Scientific classification
- Kingdom: Animalia
- Phylum: Mollusca
- Class: Gastropoda
- Subclass: Caenogastropoda
- Order: Neogastropoda
- Superfamily: Conoidea
- Family: Conidae
- Genus: Conus
- Species: C. splendidulus
- Binomial name: Conus splendidulus G. B. Sowerby I, 1833
- Synonyms: Conus (Strategoconus) splendidulus G. B. Sowerby I, 1833 · accepted, alternate representation; Conus anadema Tomlin, 1937; Conus fasciatus Kiener, 1845 (invalid: junior homonym of Conus fasciatus Schröter, 1803 and C. fasciatus Perry, 1811; C. anadema is a replacement name); Strategoconus splendidulus (G. B. Sowerby I, 1833);

= Conus splendidulus =

- Authority: G. B. Sowerby I, 1833
- Conservation status: DD
- Synonyms: Conus (Strategoconus) splendidulus G. B. Sowerby I, 1833 · accepted, alternate representation, Conus anadema Tomlin, 1937, Conus fasciatus Kiener, 1845 (invalid: junior homonym of Conus fasciatus Schröter, 1803 and C. fasciatus Perry, 1811; C. anadema is a replacement name), Strategoconus splendidulus (G. B. Sowerby I, 1833)

Species of sea snail

Conus splendidulus, common name the clay cone, is a species of sea snail, a marine gastropod mollusk in the family Conidae, the cone snails and their allies.

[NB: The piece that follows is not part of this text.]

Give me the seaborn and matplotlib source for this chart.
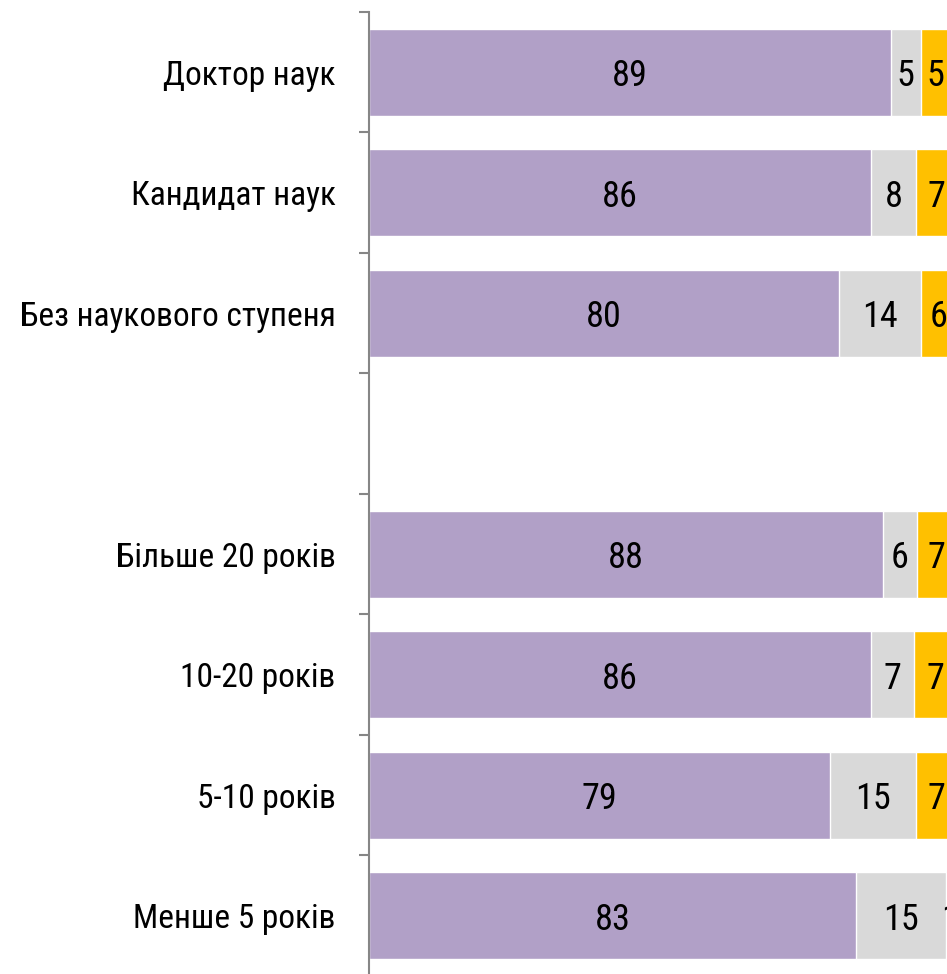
import pandas as pd
import matplotlib
matplotlib.use("Agg")
import matplotlib.pyplot as plt
import seaborn as sns

# Categories (a blank slot separates the two groups)
categories = ["Доктор наук", "Кандидат наук", "Без наукового ступеня", " ",
              "Більше 20 років", "10-20 років", "5-10 років", "Менше 5 років"]
rows = ["Доктор наук", "Кандидат наук", "Без наукового ступеня",
        "Більше 20 років", "10-20 років", "5-10 років", "Менше 5 років"]
# shares in % (labels show the rounded values)
purple_vals = [88.9, 85.5, 80.0, 87.6, 85.5, 78.6, 82.9]
gray_vals = [5.1, 7.7, 14.0, 5.7, 7.4, 14.6, 15.4]
orange_vals = [5.0, 6.8, 6.0, 6.7, 7.1, 6.8, 1.4]

PURPLE = "#B1A0C7"
GRAY = "#D9D9D9"
ORANGE = "#FFC000"
FS_VAL = 26
FS_LAB = 24

df = pd.DataFrame({"cat": rows, "a": purple_vals, "b": gray_vals, "c": orange_vals})
df["ab"] = df["a"] + df["b"]
df["abc"] = df["ab"] + df["c"]

sns.set_style("white")
plt.rcParams["font.family"] = ["Roboto Condensed", "DejaVu Sans"]
plt.rcParams["text.color"] = "black"
plt.rcParams["ytick.color"] = "black"

fig = plt.figure(figsize=(9.47, 9.74), dpi=100)
ax = fig.add_axes([0.3897, -0.002, 0.6198, 0.9897])

# stacked bars drawn as overlaid cumulative totals
for col, color in [("abc", ORANGE), ("ab", GRAY), ("a", PURPLE)]:
    sns.barplot(data=df, y="cat", x=col, order=categories, color=color,
                saturation=1, width=0.72, orient="h", ax=ax, errorbar=None)

# value labels
pos = {c: i for i, c in enumerate(categories)}
for _, r in df.iterrows():
    y = pos[r["cat"]]
    for x, v in [(r["a"] / 2, r["a"]), (r["a"] + r["b"] / 2, r["b"]), (r["ab"] + r["c"] / 2, r["c"])]:
        ax.text(x, y, f"{v:.0f}", ha="center", va="center_baseline", fontsize=FS_VAL)

ax.set_xlim(0, 100)
ax.set_ylim(len(categories) - 0.5, -0.5)
ax.set_xlabel("")
ax.set_ylabel("")
ax.set_xticks([])

for s in ["top", "right", "bottom"]:
    ax.spines[s].set_visible(False)
ax.spines["left"].set_color("#868686")
ax.spines["left"].set_linewidth(1.5)

ax.set_yticks(range(len(categories)))
ax.set_yticklabels(categories, fontsize=FS_LAB)
ax.tick_params(axis="y", which="major", left=True, length=0, pad=24)
ax.set_yticks([i + 0.5 for i in range(-1, len(categories))], minor=True)
ax.tick_params(axis="y", which="minor", left=True, length=7.5, width=1.5,
               color="#868686", direction="out")

fig.savefig("out.png", dpi=100)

Like all species within the genus Conus, these snails are predatory and venomous. They are capable of stinging humans, therefore live ones should be handled carefully or not at all.

==Description==
The size of the shell varies between 43 mm and 70 mm. The shell has an olive-brown, or ash color, with a white central band, and usually another obsolete one below the shoulder-angle, encircled by numerous chestnut and white articulated lines. The spire is maculated with chestnut. The aperture has a light chocolate color with a central white band.

==Distribution==
This marine species occurs in the Gulf of Aden, off Northern Somalia and off the Laccadives.